>> begin Source excerpt
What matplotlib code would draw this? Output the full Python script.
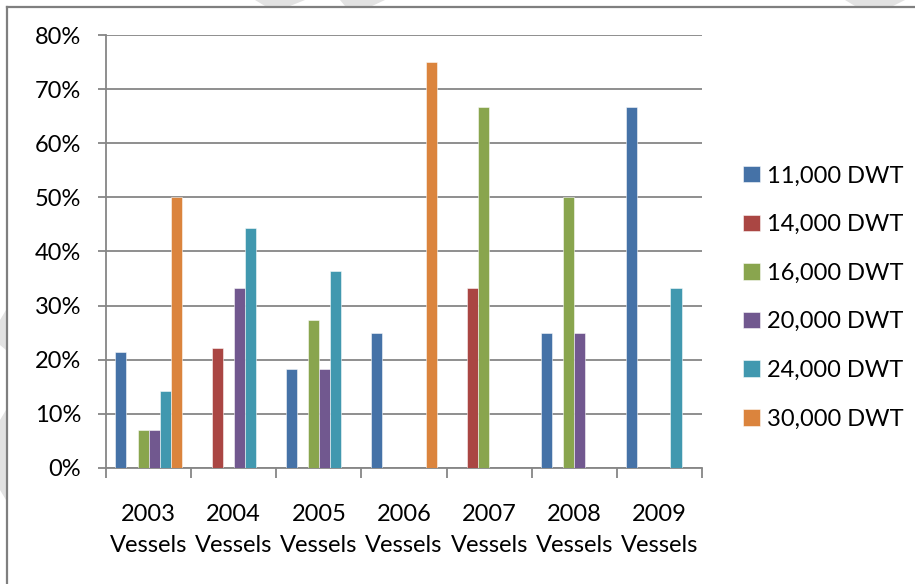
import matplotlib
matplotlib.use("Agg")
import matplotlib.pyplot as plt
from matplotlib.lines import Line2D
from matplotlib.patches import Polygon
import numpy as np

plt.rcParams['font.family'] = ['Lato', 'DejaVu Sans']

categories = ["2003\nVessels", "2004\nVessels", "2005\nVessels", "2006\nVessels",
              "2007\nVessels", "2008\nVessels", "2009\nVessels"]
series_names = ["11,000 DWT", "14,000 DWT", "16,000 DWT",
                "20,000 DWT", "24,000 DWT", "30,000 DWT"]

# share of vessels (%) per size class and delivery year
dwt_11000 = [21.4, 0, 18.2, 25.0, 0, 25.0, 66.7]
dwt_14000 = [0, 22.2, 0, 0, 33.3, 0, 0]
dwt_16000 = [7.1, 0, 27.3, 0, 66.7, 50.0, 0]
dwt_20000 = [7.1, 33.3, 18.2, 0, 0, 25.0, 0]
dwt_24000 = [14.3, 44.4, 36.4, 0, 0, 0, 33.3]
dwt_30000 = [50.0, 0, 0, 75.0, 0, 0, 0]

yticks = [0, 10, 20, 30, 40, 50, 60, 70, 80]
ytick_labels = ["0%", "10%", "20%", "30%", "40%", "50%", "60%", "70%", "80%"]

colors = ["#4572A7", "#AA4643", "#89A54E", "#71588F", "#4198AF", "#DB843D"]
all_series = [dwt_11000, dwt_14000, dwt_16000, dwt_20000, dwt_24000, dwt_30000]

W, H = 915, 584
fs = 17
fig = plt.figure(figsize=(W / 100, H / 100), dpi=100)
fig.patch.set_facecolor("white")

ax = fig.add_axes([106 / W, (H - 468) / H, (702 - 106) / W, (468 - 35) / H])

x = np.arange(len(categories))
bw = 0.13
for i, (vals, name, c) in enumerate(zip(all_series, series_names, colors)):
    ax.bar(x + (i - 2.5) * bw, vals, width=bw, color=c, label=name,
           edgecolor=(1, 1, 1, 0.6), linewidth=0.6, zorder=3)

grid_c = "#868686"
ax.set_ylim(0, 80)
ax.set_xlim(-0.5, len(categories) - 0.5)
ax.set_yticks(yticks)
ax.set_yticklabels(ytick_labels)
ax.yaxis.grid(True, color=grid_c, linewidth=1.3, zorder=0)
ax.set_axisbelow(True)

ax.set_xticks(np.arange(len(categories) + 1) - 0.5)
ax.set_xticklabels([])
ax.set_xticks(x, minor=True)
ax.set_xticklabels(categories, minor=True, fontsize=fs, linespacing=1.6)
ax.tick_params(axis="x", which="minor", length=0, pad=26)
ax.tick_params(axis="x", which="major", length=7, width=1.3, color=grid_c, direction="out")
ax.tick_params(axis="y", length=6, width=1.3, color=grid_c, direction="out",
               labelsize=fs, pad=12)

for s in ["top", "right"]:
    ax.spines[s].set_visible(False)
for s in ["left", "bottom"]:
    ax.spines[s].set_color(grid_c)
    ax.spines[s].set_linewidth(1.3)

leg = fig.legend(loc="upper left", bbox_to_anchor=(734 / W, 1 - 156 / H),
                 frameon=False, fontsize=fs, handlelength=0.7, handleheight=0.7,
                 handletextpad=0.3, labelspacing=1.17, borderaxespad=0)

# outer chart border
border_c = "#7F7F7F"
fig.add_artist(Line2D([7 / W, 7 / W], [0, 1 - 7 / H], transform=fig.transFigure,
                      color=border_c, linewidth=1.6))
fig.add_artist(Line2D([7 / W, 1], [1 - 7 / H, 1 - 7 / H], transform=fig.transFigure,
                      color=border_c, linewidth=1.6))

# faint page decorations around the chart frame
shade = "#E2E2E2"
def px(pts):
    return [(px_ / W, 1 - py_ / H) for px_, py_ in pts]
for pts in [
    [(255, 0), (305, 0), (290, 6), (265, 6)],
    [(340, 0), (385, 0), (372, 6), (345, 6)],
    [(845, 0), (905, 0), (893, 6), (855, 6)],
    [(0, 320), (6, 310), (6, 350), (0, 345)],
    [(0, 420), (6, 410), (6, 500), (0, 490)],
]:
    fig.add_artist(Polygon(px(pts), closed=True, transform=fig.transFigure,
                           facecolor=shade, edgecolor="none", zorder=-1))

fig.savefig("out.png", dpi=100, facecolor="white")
>> end Source excerpt
[Aim]:
Copy all lines from the data that hold the word "matplotlib".

[Exercise solution]:
What matplotlib code would draw this? Output the full Python script.
import matplotlib
matplotlib.use("Agg")
import matplotlib.pyplot as plt
from matplotlib.lines import Line2D
from matplotlib.patches import Polygon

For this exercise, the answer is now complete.